Four Benefits of Application-Aware Networking

The phenomenon of application-aware networking is giving network administrators more control over the various software programs and services that work within a larger enterprise network Application-aware networking, which is based on the fundamental idea of intelligent networking and a software defined network, allows for more monitoring of individual programs within the network environment. This is leading to some significant benefits for IT departments and those responsible for making sure that network systems, and software processes within them, work the way they are supposed to at all times.

End to End Network Visibility

One of the biggest benefits of these kinds of systems is the idea of end to end network visibility, where administrators can get a better idea of how voice, data and other applications are working within the network. Rather than presenting network professionals with a cryptic “black box” system, an intelligent network using application-aware design can share decision-makers what’s happening so that they can make changes and optimize the network as necessary.


Application-aware networks can also help to optimize performance. There are a number of ways that these technologies can help, from changing the network resources available to programs in real-time, to predicting what a software application may need in the future. Businesses use these kinds of optimization to serve greater strategies, such as providing the best customer experience over a high-traffic network. With larger companies handling so many users and such a large amount of daily traffic, any small edge can be magnified many times, which is why new types of intelligent networks are allowing companies to become much more competitive in their markets.

Less Downtime

Anyone who has worked with a new IT service or product knows that the question of downtime is almost always essential. Downtime can change the equation on what clients expect from technology. Excessive downtime intrudes into existing business processes and interrupts operations, which can drive down productivity, and ultimately, revenue. That’s why administrators track downtime so closely and often talk in depth with vendors and others to make sure that downtime is minimized.

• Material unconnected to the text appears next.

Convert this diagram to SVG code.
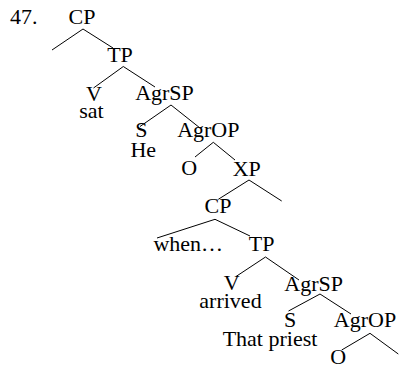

Application-aware networks and more intelligent network designs will generally serve the principle of minimizing downtime or making sure that needed resources are available. These systems can also help with analyzing aspects of the network for any bugs or glitches that might otherwise cause problems. Building this kind of functionality into a network can assist in those other strategies for minimizing downtime, such as conducting planned upgrades during non-business or non-functional “dark hours” where they will not interrupt the daily life of the office.

Building Improved Systems Through Informed Resource Allocation

When administrators know what individual software programs need, they are better able to build capacity into their systems. Again, this can mean predicting what new changes will require in the future or building systems for existing memory allocation levels. IT management is often a difficult dance of portioning out existing memory and processing capacity between various software applications and business processes in order to make the most of IT resources without generating expensive expansions or fixes. This is another way that application-aware systems can help, because the kinds of monitoring that go on can take the place of less precise and broader upgrades that can cost a lot of money.

All of these principles go a long way toward explaining why businesses are jumping on the bandwagon and getting involved in service agreements for the kinds of software that promote application-aware network design. This popular strategy takes place within a greater trend toward highly evolved networking and business process software systems where many businesses are adding new components to their legacy IT architectures in order to stay competitive and modernize their operations for the future. Businesses of all sizes may benefit from taking a look at existing network structures and figuring out whether a more informed model can help to streamline processes, conserve resources and pursue more efficient IT operations.